● Directive:
Starting at the first line of the listing below, repeat each line exactly until the line containing "fitted = [0.70, 0.99, 2.86, 4.60, 6.47]", which you include. Leave out pictures.

● Recorded data:
* Begin *
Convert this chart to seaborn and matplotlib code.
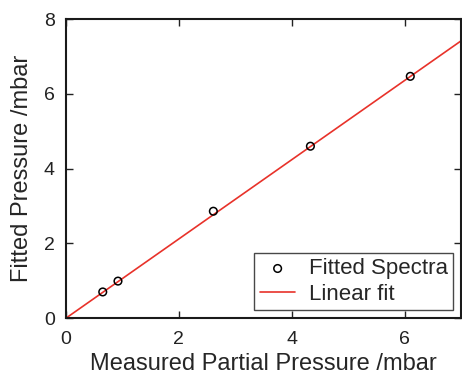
import matplotlib
matplotlib.use("Agg")
import matplotlib.pyplot as plt
import seaborn as sns
import numpy as np

# measured vs fitted partial pressure (mbar)
measured = [0.65, 0.92, 2.61, 4.33, 6.10]
fitted = [0.70, 0.99, 2.86, 4.60, 6.47]

# linear fit endpoints
fit_x = [0.0, 7.0]
fit_y = [0.0, 7.42]

sns.set_style("ticks")
plt.rcParams['font.family'] = ['Liberation Sans', 'DejaVu Sans']

fig = plt.figure(figsize=(4.62, 3.76), dpi=100)
ax = fig.add_axes([0.143, 0.154, 0.855, 0.795])

sns.lineplot(x=fit_x, y=fit_y, ax=ax, color='#e8322a', linewidth=1.2,
             label='Linear fit', zorder=2)
sns.scatterplot(x=measured, y=fitted, ax=ax, marker='o', s=30,
                facecolor='none', edgecolor='black', linewidth=1.1,
                label='Fitted Spectra', zorder=3)

ax.set_xlim(0, 7)
ax.set_ylim(0, 8)
ax.set_xticks([0, 2, 4, 6])
ax.set_yticks([0, 2, 4, 6, 8])
ax.tick_params(direction='in', length=5, width=1, top=True, right=True,
               labelsize=14, colors='#222222')
ax.tick_params(axis='x', pad=9)
ax.tick_params(axis='y', pad=8)
for s in ax.spines.values():
    s.set_linewidth(1.5)
    s.set_color('#1a1a1a')

ax.set_xlabel('Measured Partial Pressure /mbar', fontsize=17, labelpad=4)
ax.set_ylabel('Fitted Pressure /mbar', fontsize=17, labelpad=8)

handles, labels = ax.get_legend_handles_labels()
order = [labels.index('Fitted Spectra'), labels.index('Linear fit')]
leg = ax.legend([handles[i] for i in order], [labels[i] for i in order],
                loc='lower right', fontsize=16, frameon=True, fancybox=False,
                edgecolor='#1a1a1a', borderpad=0.25, handlelength=1.6,
                handletextpad=0.6, labelspacing=0.2, borderaxespad=0.35)
leg.get_frame().set_linewidth(1.0)

fig.savefig('out.png', dpi=100)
* End *
● Result:
Convert this chart to seaborn and matplotlib code.
import matplotlib
matplotlib.use("Agg")
import matplotlib.pyplot as plt
import seaborn as sns
import numpy as np

# measured vs fitted partial pressure (mbar)
measured = [0.65, 0.92, 2.61, 4.33, 6.10]
fitted = [0.70, 0.99, 2.86, 4.60, 6.47]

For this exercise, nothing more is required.